笠間・稲田(2004.10.12)
 

東京市電は明治中期ごろから敷設され始めた。市電軌道の路面には石が敷き詰められたが、その石は茨城県の稲田石(茨城県笠間市)が用いられた。それまでの東京の建物は、伊豆産の軟石が用いられていたが御影石である稲田石の発見と筑波鉄道の開通によって、明治中期以降は建造物にも使われるようになった。たとえば日本橋や迎賓館が挙げられる。

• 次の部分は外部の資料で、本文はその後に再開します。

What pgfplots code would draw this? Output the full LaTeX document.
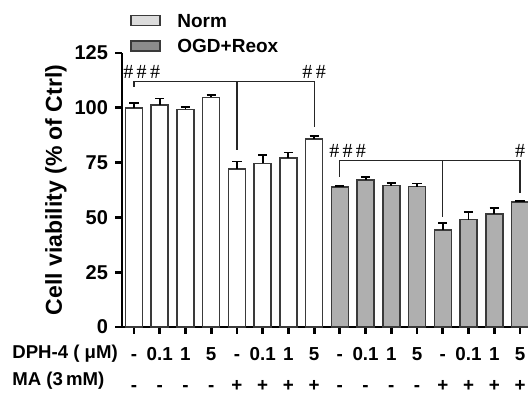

その稲田石の丁場を見るために笠間市稲田を訪れることになった。あわせて、笠間稲荷の門前町である笠間の町と稲田石丁場の門前町である稲田の町を歩いた。
笠間(茨城県笠間市)
笠間はずいぶん前に訪れたことがある。そのときはたいした町並みは残っていなかったという印象があり歩いておらず、日動美術館に行ったのみであった。しかし、今年出版された「日本の町並みV」に取り上げられていたので歩かないわけには行かない。
上野から特急列車に乗って約1時間で常磐線の友部駅に着く。常磐線との接続など全く考えていない水戸線で2駅目が笠間である。水戸線は単線ながら常磐線より古い鉄道。常磐線などにこっちから合わせてやるものかといったプライドがあるようだ。笠間の町は駅から遠い。たいした町並みではなかったが往復でタクシーを利用せざるを得なかった。
稲田(茨城県笠間市)
笠間から1駅西へ行くと稲田である。進行方向右手に山肌が崩された低い山脈が連なる。
駅は昔ながらの古い駅舎。駅前には建材として稲田石を見出した鍋島彦七郎の像がある。其の横に石造の建物が建っており、さすが石の町だという印象だ。電車を降りた子供づれの人について歩いていくと旅館らしき建物を見つけた。最盛期はさぞ賑わったのであろう。
稲田の町には石の建物はなかったが塀や門柱に稲田石を使った家が多く見られた。グルッと廻ってきて駅に戻ってくると駅前通に一際大きな敷地の洋館が建っている。石材業で財をなした中野組の事務所だ。
そこから初代鍋島商店の後を継いだ(株)タカタの丁場を見せてもらった。昔、仮面ライダーを見たことがあるか?。最後にライダーが戦うシーンで必ず悪者がやられて爆発したことを覚えているだろうか。あのシーンは稲田石の丁場で撮影されたものが多いという。今のようなCGによる合成が出来ない時代である。しょっちゅう発破で石を切り出していた丁場なら悪役が爆発しても環境に問題はない。